Só a expressão de felicidade estampada no rosto de Naná Vasconcelos já valeria a segunda noite do Heineken Concerts –anteontem, no Palace. Considerado mundialmente um inovador da percussão, o músico pernambucano (hoje radicado nos EUA) teve de esperar duas décadas para gozar em seu país o mesmo grau de reconhecimento que seu original trabalho recebe no exterior.
Homenageado como o anfitrião da noite, Naná reuniu não só músicos originários das três Américas, mas também diferentes bagagens musicais –do roqueiro norte-americano Vernon Reid ao jazzista panamenho Carlos Ward, passando pelos brasileiros Arthur Maia (baixo), Marçal (percussão) e o uruguaio Hugo Fattorusso (piano e teclados).
À frente dessa inusitada "legião estrangeira" Naná exibiu uma inquieta síntese de sua concepção musical, na qual os ritmos do Nordeste brasileiro se combinam com o improviso e a sofisticação do jazz, além de pinceladas de reggae e outras levadas próximas do pop.
O show combinou arranjos abertos com muita liberdade. Até mesmo o viajandão Don Cherry –que se divertiu muito, dançando ou inventando vocais esquisitos, com os olhos vidrados– soprou seu trompete-de-bolso fielmente junto com o sax de Carlos Ward, quando o arranjo pediu.
Sensação da ala roqueira da platéia, Vernon Reid manteve o "low profile". Lembrou, de certo modo, a fase inicial de sua carreira, quando colaborou com a vanguarda para-jazzística da M-Base (grupo de músicos do Brooklyn nova-iorquino, liderado pelos saxofonistas Steve Coleman e Greg Osby).

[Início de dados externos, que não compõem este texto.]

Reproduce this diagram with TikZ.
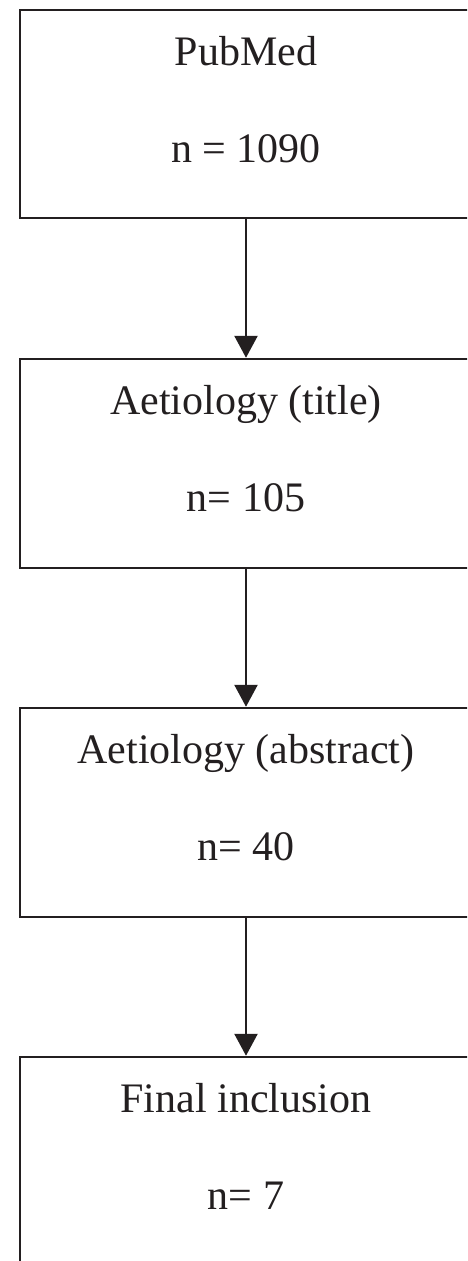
\documentclass[tikz,border=0pt]{standalone}
\usepackage{fontspec}
\setmainfont{Liberation Serif}
\usetikzlibrary{arrows.meta}
\definecolor{ink}{HTML}{231F20}
\begin{document}
\begin{tikzpicture}[x=1pt,y=-1pt,
  box/.style={draw=ink,line width=2.5pt,minimum width=452pt,inner sep=0pt},
  txt/.style={anchor=base,text=ink,inner sep=0pt,font=\fontsize{42}{50}\selectfont},
  arr/.style={draw=ink,line width=2.5pt,-{Triangle[width=23pt,length=22pt]}}]
\useasboundingbox (0,0) rectangle (467,1261);
\clip (0,0) rectangle (467,1261);
\fill[white] (0,0) rectangle (467,1261);
\node[box,minimum height=208pt] (b1) at (246,114) {};
\node[box,minimum height=209pt] (b2) at (246,463.5) {};
\node[box,minimum height=209pt] (b3) at (246,812.5) {};
\node[box,minimum height=209pt] (b4) at (246,1161.5) {};
\node[txt] (t1) at (246,65) {PubMed};
\node[txt] (n1) at (246,162) {n = 1090};
\node[txt] (t2) at (246,414) {Aetiology (title)};
\node[txt] (n2) at (246,511) {n= 105};
\node[txt] (t3) at (246,763) {Aetiology (abstract)};
\node[txt] (n3) at (246,860) {n= 40};
\node[txt] (t4) at (246,1112) {Final inclusion};
\node[txt] (n4) at (246,1209) {n= 7};
\draw[arr] (b1.south) -- (b2.north);
\draw[arr] (b2.south) -- (b3.north);
\draw[arr] (b3.south) -- (b4.north);
\end{tikzpicture}
\end{document}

Abrangente no traçado de seu mosaico sonoro, Naná exibiu um pouco de tudo. Tocou samba, jazz (especialmente um não-anunciado tema à Ornette Coleman, o mestre do "free jazz") e temas climáticos e hipnóticos, que soam quase como trilhas sonoras. Recriou seus originais vocalismos, parentes distantes dos pregões de rua do Nordeste. E ainda, para a delícia da platéia, comandou um coro percussivo a 3.000 mãos, reproduzindo os sons de chuva e dos rios da selva amazônica.
"É um sonho que está se realizando para mim e para eles, que queriam muito vir ao Brasil", disse o radiante anfitrião já ao final do show. Naná merece muito mais, mas a noite do Heineken Concerts já foi um ótimo começo.